Нефть — 35 процентов мировой энергетики. Остальное — уголь, газ, атомные и гидростанции. 35 процентов — это много, разумеется, но все же только треть с небольшим. Однако у стран, задающих тон в мире, этой трети нет. Исключение — США, обеспечивающие себя своей нефтью наполовину, остальное получая от соседей — из Канады, в основном, и из Мексики. Практически полностью зависят от нефтяного импорта Япония, Германия, Франция, Италия, Испания. В Европе только Норвегия и Румыния живут своей нефтью. А главный европейский источник — танкеры, приходящие в Роттердам из Персидского залива. Это покрывает примерно половину потребностей. Приблизительно пятая часть идет в Европу по трубопроводам из России. Оценив, как непросто в последнее время складываются отношения Запада с этими поставщиками, легко понять, что такое нефть. Вопрос не экономики, а политики — да и попросту повседневного бытия: удобства, безопасности и самой возможности жизни. Вот что в подспуде общественного внимания к картине «Будет кровь».
То-то Андерсон переименовал роман для фильма, заменив нефть кровью и овеществляя зрительно эту метафору. Метафора не оригинальная. Еще в 1924 году, на три года опередив Эптона Синклера и на восемьдесят три — Пола Томаса Андерсона, писал Сергей Есенин: «Нефть — словно черная кровь земли», и вряд ли он был первым.

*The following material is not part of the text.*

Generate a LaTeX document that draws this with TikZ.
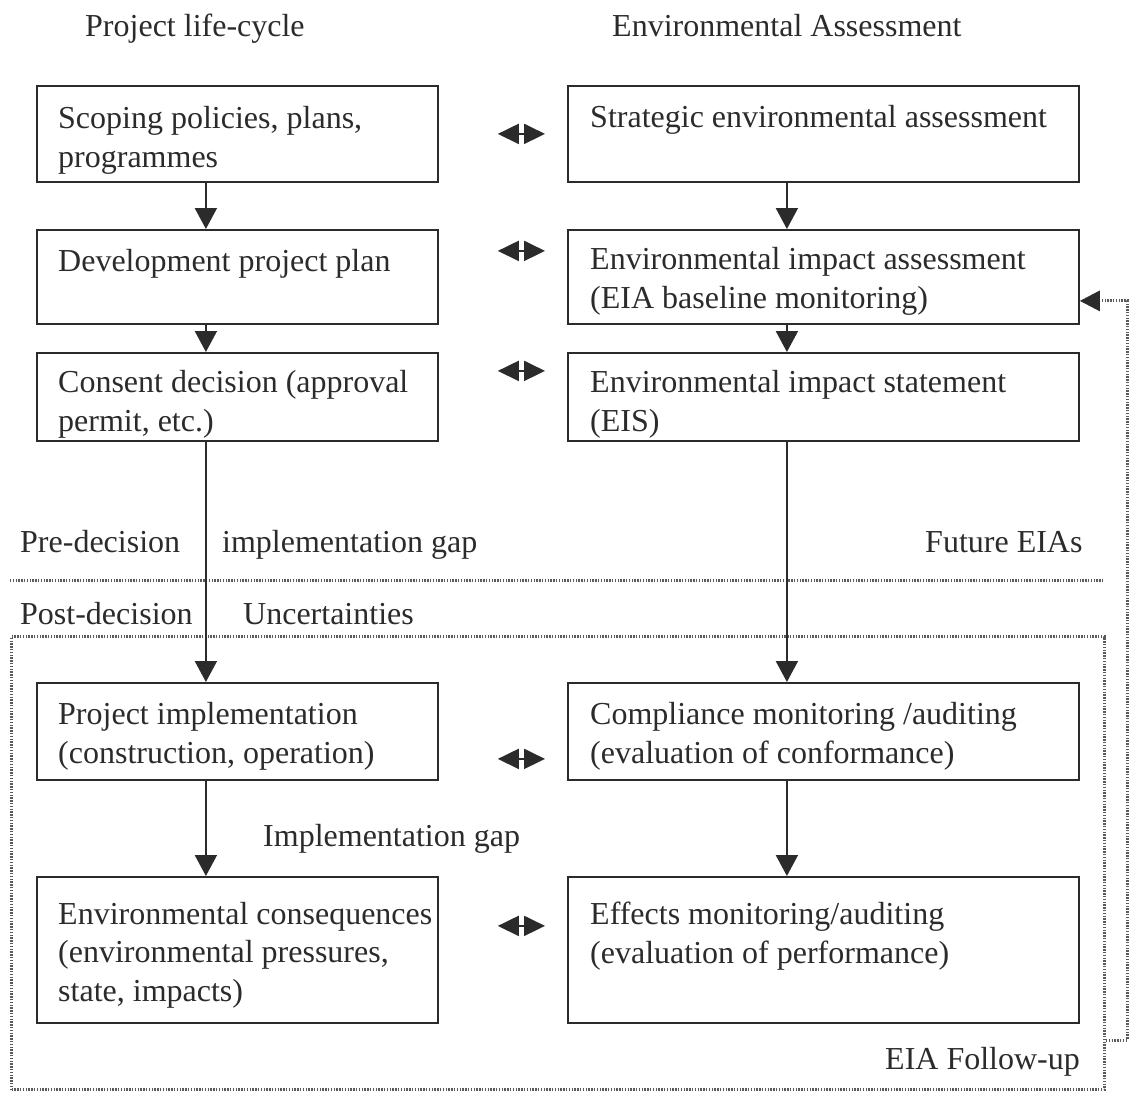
\documentclass[tikz,border=0pt]{standalone}
\usepackage{fontspec}
\setmainfont{Liberation Serif}
\usetikzlibrary{arrows.meta}
\definecolor{ink}{HTML}{2B2B2B}
\definecolor{dots}{HTML}{5A5A5A}
\begin{document}
\begin{tikzpicture}[x=1pt,y=-1pt,
  every node/.style={text=ink},
  % multi-line texts are placed by the baseline of their last line
  txt/.style={font=\fontsize{32}{38.5}\selectfont, inner sep=0pt, align=left, anchor=base west},
  box/.style={draw=ink, line width=1.8pt, rectangle, anchor=north west, inner sep=0pt},
  lbox/.style={box, minimum width=401pt},
  rbox/.style={box, minimum width=511pt},
  flow/.style={draw=ink, line width=2pt, -{Triangle[length=21pt,width=22pt]}},
  link/.style={draw=ink, line width=2pt, {Triangle[length=21pt,width=20pt]}-{Triangle[length=21pt,width=20pt]},
               shorten <=59pt, shorten >=22pt},
  dotline/.style={draw=dots, line width=3pt, dash pattern=on 1.4pt off 1.4pt},
]
\useasboundingbox (0,0) rectangle (1132,1092);

% column headings
\node[txt] (hl) at (85,36) {Project life-cycle};
\node[txt] (hr) at (612,36) {Environmental Assessment};

% project life-cycle boxes
\node[lbox, minimum height=96pt]  (p1) at (36,85)  {};
\node[lbox, minimum height=94pt]  (p2) at (36,229) {};
\node[lbox, minimum height=88pt]  (p3) at (36,352) {};
\node[lbox, minimum height=97pt]  (p4) at (36,682) {};
\node[lbox, minimum height=146pt] (p5) at (36,876) {};

% environmental assessment boxes
\node[rbox, minimum height=96pt]  (e1) at (567,85)  {};
\node[rbox, minimum height=94pt]  (e2) at (567,229) {};
\node[rbox, minimum height=88pt]  (e3) at (567,352) {};
\node[rbox, minimum height=97pt]  (e4) at (567,682) {};
\node[rbox, minimum height=146pt] (e5) at (567,876) {};

% box texts
\node[txt] (tp1) at (58,167) {Scoping policies, plans,\\programmes};
\node[txt] (tp2) at (58,271) {Development project plan};
\node[txt] (tp3) at (58,431) {Consent decision (approval\\permit, etc.)};
\node[txt] (tp4) at (58,763) {Project implementation\\(construction, operation)};
\node[txt] (tp5) at (58,1001) {Environmental consequences\\(environmental pressures,\\state, impacts)};
\node[txt] (te1) at (590,127) {Strategic environmental assessment};
\node[txt] (te2) at (590,308) {Environmental impact assessment\\(EIA baseline monitoring)};
\node[txt] (te3) at (590,431) {Environmental impact statement\\(EIS)};
\node[txt] (te4) at (590,763) {Compliance monitoring /auditing\\(evaluation of conformance)};
\node[txt] (te5) at (590,963) {Effects monitoring/auditing\\(evaluation of performance)};

% phase labels
\node[txt] (pre)  at (20,552)  {Pre-decision};
\node[txt] (ig1)  at (222,552) {implementation gap};
\node[txt] (fut)  at (925,552) {Future EIAs};
\node[txt] (post) at (20,624)  {Post-decision};
\node[txt] (unc)  at (243,624) {Uncertainties};
\node[txt] (ig2)  at (263,846) {Implementation gap};
\node[txt] (fol)  at (885,1069) {EIA Follow-up};

% decision line and follow-up frame
\coordinate (sl) at (10,580);
\coordinate (sr) at (1103,580);
\draw[dotline] (sl) -- (sr);
\node[dotline, rectangle, anchor=north west, inner sep=0pt,
      minimum width=1093pt, minimum height=453pt] (fu) at (10,635) {};

% feedback to future EIAs
\coordinate (fc) at (1127,1040);
\draw[dotline, -{Triangle[length=20pt,width=20pt,color=ink]}]
  (fu.east |- fc) -- (fc) |- ([yshift=-24pt]e2.east);

% flow down each column
\draw[flow] ([xshift=-31.5pt]p1.south) -- ([xshift=-31.5pt]p2.north);
\draw[flow] ([xshift=-31.5pt]p2.south) -- ([xshift=-31.5pt]p3.north);
\draw[flow] ([xshift=-31.5pt]p3.south) -- ([xshift=-31.5pt]p4.north);
\draw[flow] ([xshift=-31.5pt]p4.south) -- ([xshift=-31.5pt]p5.north);
\draw[flow] ([xshift=-36.5pt]e1.south) -- ([xshift=-36.5pt]e2.north);
\draw[flow] ([xshift=-36.5pt]e2.south) -- ([xshift=-36.5pt]e3.north);
\draw[flow] ([xshift=-36.5pt]e3.south) -- ([xshift=-36.5pt]e4.north);
\draw[flow] ([xshift=-36.5pt]e4.south) -- ([xshift=-36.5pt]e5.north);

% links between the columns
\draw[link] (p1.east) -- (e1.west);
\draw[link] ([yshift=26pt]p2.east) -- ([yshift=26pt]e2.west);
\draw[link] ([yshift=26pt]p3.east) -- ([yshift=26pt]e3.west);
\draw[link] ([yshift=-27.5pt]p4.east) -- ([yshift=-27.5pt]e4.west);
\draw[link] ([yshift=24pt]p5.east) -- ([yshift=24pt]e5.west);
\end{tikzpicture}
\end{document}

В стихи-то (русские) нефть все-таки полноправно не войдет: ей не подобрать такую удобную рифму, как «любовь». Но уже есть поэма современного московского сочинителя с рефреном «Нефтью единой жив человек!».
Жизнь своих
Немецкий фильм «Жизнь других» Флориана Хенкеля фон Доннерсмарка вроде давно уж прошел, получил множество разных премий, посмотрели его в России, многие написали о нем, некоторые написали хорошо, толково. Но вот почему-то мысль возвращается к этой картине, то есть даже не к ней самой, а к коллизиям вокруг нее. Не к жизни других, а к жизни своих. К картине вокруг картины. Чтобы понять — в первую очередь для себя, — почему же так происходит, мысль эту надо упорядочить, изложить. Разобраться.
Главное: почему такой, подобный, фильм не снят в России?
Кратко напомнить сюжет, наверное, стоит. Действие происходит в 1984 году в ГДР. За успешным и идеологически надежным драматургом устанавливает слежку служба безопасности Штази — восточногерманское ответвление КГБ. Руководит операцией прослушивания квартиры идеальный служака капитан Герд Визлер. Вникнув в жизнь поднадзорного и его подруги-актрисы, проникнувшись их жизнью — на которую найти компромат пара пустяков, тем более они сами подставляются, — офицер начинает переосмысливать собственную жизнь. И в итоге из потенциального палача превращается в реального спасителя. Поскольку сыграно это лаконично и бесстрастно, метаморфоза происходит без драматических объяснений. Герой не мечется, не страдает — ну разве что смахнет слезу под впервые услышанную им серьезную музыку или замрет над томиком стихов.
Косвенным, но показательным образом с этим фильмом перекликается недавняя российская кинокартина Ларисы Садиловой «Ничего личного». Здесь тоже прослушивание — но бытовое: ревнивец нанимает частного детектива следить за своей подругой. А результат тот же: подслушивающий мало того что начинает растворяться в чужой жизни, но и пересматривает свою. Соответственно меняется и бытие подопытных. Согласно законам квантовой механики, убедительно действующим в человеческом обществе, наблюдение изменяет наблюдаемый объект.
Оба фильма — замечательные. У Садиловой — тоньше, глубже, у Доннерсмарка — резче, публицистичнее. Понятно: разные задачи, разные эпохи, разные общества. Материал Садиловой — частная жизнь. Материал Доннерсмарка — социально-политическая.